I’m not pointing this out to add to your already stressful life. Rather, my point is that stressful experiences are the norm. And along with these feelings of stress come negative emotions like fear, sadness, frustration, anger and guilt.

Stress and the negative emotions that go along with it are part of the human experience. And in many ways, these emotions are adaptive. They help us focus on things that are threatening to us — physically or psychologically.

However, if experienced repeatedly over a long period of time, stress can have an effect not just on your psychological well-being but on your physical health as well. In fact, there is a large body of research demonstrating that the long-term experience of stress is related to higher risk of mortality.

All is not lost, however. Research in the past 20 years has demonstrated that the experience of positive emotion, even alongside negative emotion, helps people cope with all types of life stress. By positive emotion I mean positive feelings like being happy, content, excited, joyful, proud, in awe and in love. Positive emotions aren’t simply the flip side of negative emotions — it isn’t that you are either feeling happiness or sadness, fear or contentment. You can feel a little bit of both.

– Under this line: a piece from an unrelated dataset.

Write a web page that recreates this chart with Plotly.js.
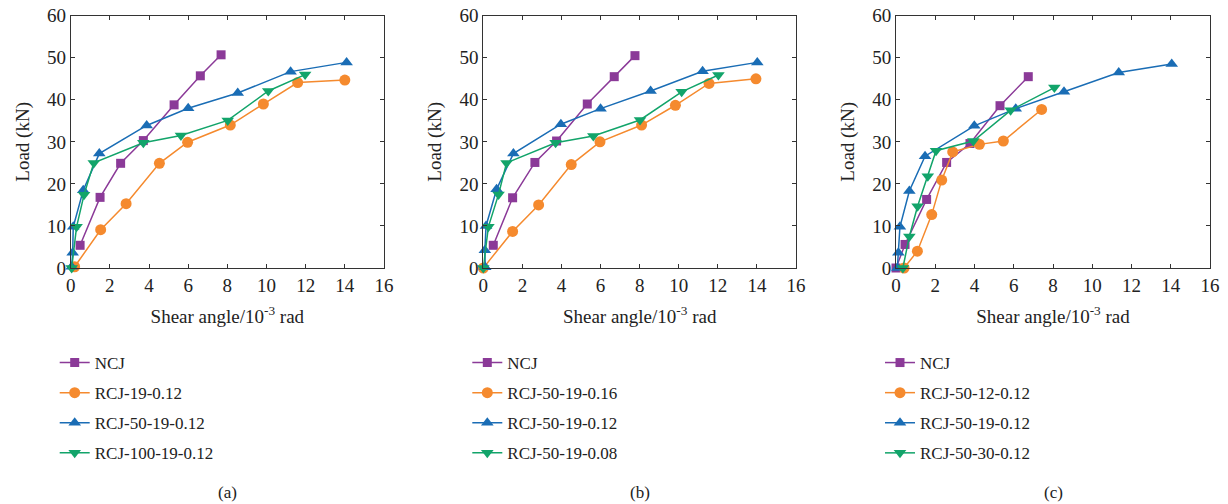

In the context of stressful life events, it is possible to experience moments of positive emotion, and these moments can buffer the negative effects of stress. And positive emotion is associated with better psychological and physical health, independent of the deleterious effects of negative emotion and stress.

In the past 10 years my work has focused on testing a set of eight skills that specifically aim to increase the daily experience of positive emotion. My colleagues and I hypothesize that these more frequent experiences of positive emotion increase individuals’ ability to cope with their life stresses and result in better psychological and physical health by providing a breather or break from stress and by replenishing psychological resources to help individuals sustain coping efforts.

We have tested these eight positive emotion skills in people experiencing health-related and other serious life stress: noticing positive events; savoring positive events; gratitude; mindfulness; positive reappraisal or reframing; noting personal strengths; setting and working toward attainable goals; and acts of kindness.

In a recently completed randomized trial, we taught these positive emotion skills to family caregivers of dementia patients and compared the caregivers to a group who simply reported their emotions in a daily diary format. The results demonstrated that the participants who were taught the positive emotion skills had significantly greater decreases in depression and anxiety and increases in positive emotion and positive views of caregiving.

“Doing this study helped me look at my life not as a big neon sign that says ‘DEMENTIA’ in front of me,” one caregiver said. “Yeah, dementia is out there, but I’ve kind of unplugged the neon sign and scaled down the size of the letters.”

It is important to keep a couple points in mind when thinking about positive emotions in the context of stress and how practicing these skills may help you cope with your own stress. First, this is not a magical package of eight skills that must be practiced together to have an impact. Rather, we think of these skills as options for people to select from, because different skills appeal to different people. Second, although I have done much of my work with people coping with significant health-related stress, these skills are not specific to those particular situations.

Instead, the evidence suggests that practicing these skills can help you cope with whatever type of stress you are experiencing. Finally, it is important to know that we are not advocating a simplistic “don’t worry, be happy” approach to stress and are not asking you to deny the stress in your life or suppress the associated negative emotions.

Instead, with these skills we are offering an opportunity to experience more positive emotion alongside the negative, which will ultimately help you better cope with whatever stress you experience.